Rides2Work Losses Denied: Pa. Court Upholds Tax Ruling on Carpool Startup Without Sales

Trucking Image ### Carpool App Dream Crushed: No Tax Breaks Without Sales

Pennsylvania’s Commonwealth Court slammed the door on a taxpayer’s bid to deduct over $100,000 in startup losses from his free carpool website, ruling it wasn’t a true “business” under state tax law. Christopher Hackett, owner of Rides2Work (R2W), lost his exceptions to an earlier decision affirming the denial of his 2014 personal income tax deductions. The court upheld that without charging fees or generating gross profits, his venture didn’t qualify as a “commercial enterprise” eligible for expense write-offs.

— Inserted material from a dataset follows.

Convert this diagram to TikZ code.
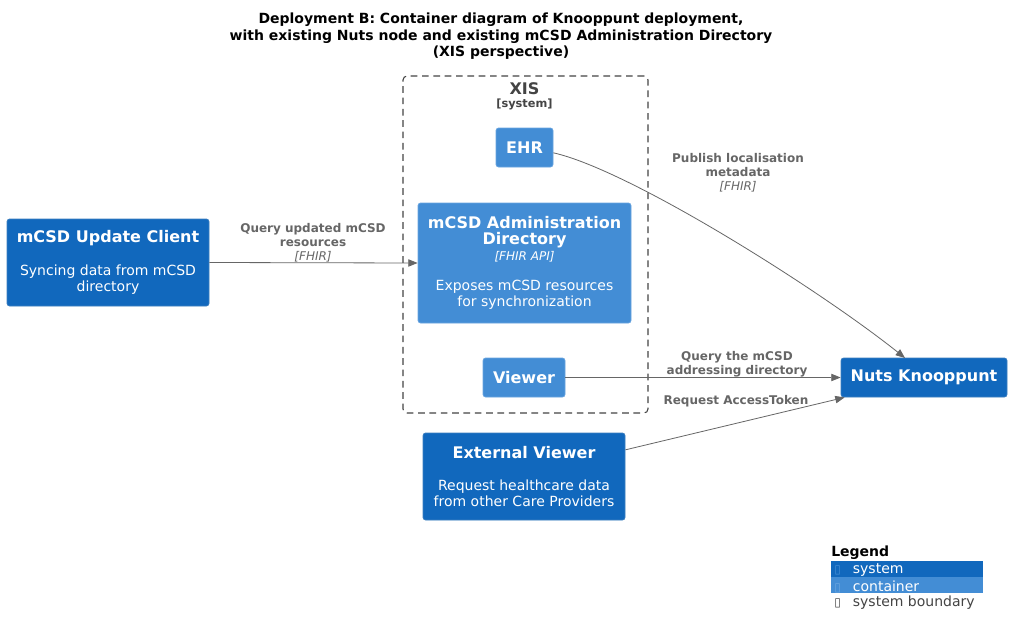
\documentclass[tikz,border=0pt]{standalone}
\usepackage{fontspec}
\setmainfont{DejaVu Sans}
\usetikzlibrary{arrows.meta,calc}
\definecolor{sys}{HTML}{1168BD}
\definecolor{cont}{HTML}{438DD5}
\definecolor{sysb}{HTML}{3C7FC0}
\definecolor{contb}{HTML}{6AA5E0}
\definecolor{lnk}{HTML}{666666}
\definecolor{bnd}{HTML}{444444}
\begin{document}
\begin{tikzpicture}[x=0.75pt,y=-0.75pt,
  box/.style={rectangle, rounded corners=2pt, text=white, align=center, inner sep=0pt, line width=0.6pt},
  sysbox/.style={box, fill=sys, draw=sysb},
  contbox/.style={box, fill=cont, draw=contb},
  lbl/.style={text=lnk, font=\fontsize{9}{10.5}\selectfont\bfseries, align=center, inner sep=0pt},
  rel/.style={draw=lnk, line width=0.6pt, -{Triangle[length=7pt,width=5.5pt]}},
  legtxt/.style={anchor=west, inner sep=0pt, font=\fontsize{10.5}{12}\selectfont},
  legbar/.style={rectangle, inner sep=0pt, minimum width=114pt, minimum height=12pt}
]
\useasboundingbox (0,0) rectangle (1012,635);
\fill[white] (0,0) rectangle (1012,635);

% title
\node[align=center, inner sep=0pt, font=\fontsize{10.5}{12.4}\selectfont\bfseries] (title) at (501,36.5)
  {Deployment B: Container diagram of Knooppunt deployment,\\with existing Nuts node and existing mCSD Administration Directory\\(XIS perspective)};

% XIS boundary
\node[rectangle, draw=bnd, dash pattern=on 5pt off 3.5pt, rounded corners=3pt, line width=0.8pt,
      minimum width=183.75pt, minimum height=252.75pt, inner sep=0pt] (xis) at (525.5,244.5) {};
\node[text=bnd, font=\fontsize{12}{14}\selectfont\bfseries, inner sep=0pt] (xisname) at (524.5,88.5) {XIS};
\node[text=bnd, font=\fontsize{8.5}{10}\selectfont\bfseries, inner sep=0pt] (xistype) at (524.5,104.5) {[system]};

% containers
\node[contbox, minimum width=42.75pt, minimum height=29.25pt, font=\fontsize{12}{14}\selectfont\bfseries] (ehr) at (524.5,147.5) {EHR};
\node[contbox, minimum width=159.75pt, minimum height=90pt] (admin) at (524.5,263)
  {\fontsize{12}{14.25}\selectfont\bfseries mCSD Administration\\\fontsize{12}{14.25}\selectfont\bfseries Directory\\
   \fontsize{9}{11}\selectfont\itshape [FHIR API]\\[11pt]
   \fontsize{10.5}{12.5}\selectfont Exposes mCSD resources\\\fontsize{10.5}{12.5}\selectfont for synchronization};
\node[contbox, minimum width=61.5pt, minimum height=29.25pt, font=\fontsize{12}{14}\selectfont\bfseries] (viewer) at (524,377.5) {Viewer};

% systems
\node[sysbox, minimum width=151.5pt, minimum height=65.25pt] (client) at (108,262.5)
  {\fontsize{12}{14.25}\selectfont\bfseries mCSD Update Client\\[12.5pt]
   \fontsize{10.5}{12.5}\selectfont Syncing data from mCSD\\\fontsize{10.5}{12.5}\selectfont directory};
\node[sysbox, minimum width=124.5pt, minimum height=29.25pt, font=\fontsize{12}{14}\selectfont\bfseries] (nuts) at (924,377.5) {Nuts Knooppunt};
\node[sysbox, minimum width=151.5pt, minimum height=65.25pt] (ext) at (524,476.5)
  {\fontsize{12}{14.25}\selectfont\bfseries External Viewer\\[12.5pt]
   \fontsize{10.5}{12.5}\selectfont Request healthcare data\\\fontsize{10.5}{12.5}\selectfont from other Care Providers};

% relations
\coordinate (nutsin) at (905,358);
\draw[rel] (client.east) -- (admin.west);
\draw[rel] ([yshift=-4pt]ehr.east) .. controls (630,170) and (820,290) .. (nutsin);
\draw[rel] (viewer.east) -- (nuts.west);
\draw[rel] ([yshift=20pt]ext.east) -- ([xshift=3pt]nuts.south west);

% relation labels
\node[lbl] (l1) at (313,242.5) {Query updated mCSD\\resources\\{\mdseries\itshape [FHIR]}};
\node[lbl] (l2) at (738,172.5) {Publish localisation\\metadata\\{\mdseries\itshape [FHIR]}};
\node[lbl] (l3) at (737,364.5) {Query the mCSD\\addressing directory};
\node[lbl] (l4) at (736,401.5) {Request AccessToken};

% legend
\node[legtxt, font=\fontsize{10.5}{12}\selectfont\bfseries] (legend) at (831,553) {Legend};
\node[legbar, fill=sys] (lsys) at (907,569) {};
\node[legbar, fill=cont] (lcont) at (907,585) {};
\node[legtxt, text=white] (lsyst) at (834,570.5) {{\color{cont}\fontsize{9}{10}\selectfont ▯}\hspace{9pt}system};
\node[legtxt, text=white] (lcontt) at (834,586.5) {{\color{contb}\fontsize{9}{10}\selectfont ▯}\hspace{9pt}container};
\node[legtxt, text=bnd] (lbnd) at (834,602.5) {{\fontsize{9}{10}\selectfont ▯}\hspace{9pt}system boundary};
\end{tikzpicture}
\end{document}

The saga began when Hackett launched R2W in northeastern Pennsylvania as a platform connecting drivers and riders for carpools. He envisioned a paid service but never pulled the trigger due to lack of interest, running it for free in 2014 before shuttering the site in 2015. On his tax return that year, Hackett reported zero income from R2W but subtracted $109,600 in expenses like development costs, triggering a Department of Revenue audit. Officials hit him with over $35,000 in back taxes, interest, and penalties, arguing R2W flunked the “commercial enterprise” test in Pennsylvania’s Tax Reform Code (72 P.S. § 7301(c)), which demands an activity “engaged in … for profit” with actual marketplace sales.

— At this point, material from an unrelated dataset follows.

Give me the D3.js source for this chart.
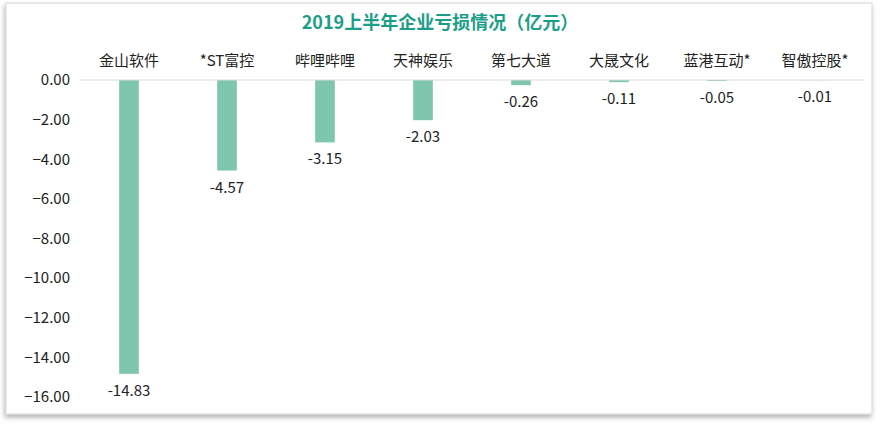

At the heart of the legal showdown: Does a money-losing startup count as a business if it offers services for free while hoping for future paying customers? Hackett petitioned for reassessment, lost before the Board of Finance and Revenue, and appealed to the Commonwealth Court. A three-judge panel in Hackett I (2024) said no, leaning on a 1979 precedent (Morgan v. Commonwealth) defining “commercial enterprise” as rendering goods or services “in a marketplace”—meaning actual sales or gross receipts, not just goodwill gestures. Dictionary dives backed this: no fees collected, no “sales,” no dice. The panel also enforced Department regulations (61 Pa. Code § 103.12(b)), which require gross profits from customer sales or operations for “net profits” deductions—zero revenue meant zero eligibility, full stop.

Hackett fired back with exceptions, claiming the court cherry-picked outdated definitions ignoring modern startups and that regulations don’t mandate receipts for loss offsets. An amicus from the Competitive Enterprise Institute echoed this, warning of a chilling effect on entrepreneurs. The Commonwealth countered that commerce demands “give-and-take,” not one-way charity, and start-up costs can still be amortized—just not as full business deductions without sales.

In a unanimous en banc smackdown on December 8, 2025, President Judge Renée Cohn Jubelirer overruled the exceptions, calling Hackett’s prior arguments “thoroughly addressed” and free of error. The court stuck to its guns on statutory construction rules applying to precedents, rejected ambiguity claims (no taxpayer-favoring breaks here), and entered judgment for Pennsylvania. Hackett now owes the full tab, a stark reminder: Tax law doesn’t bank on business pipe dreams without proof of profit pursuit through real revenue.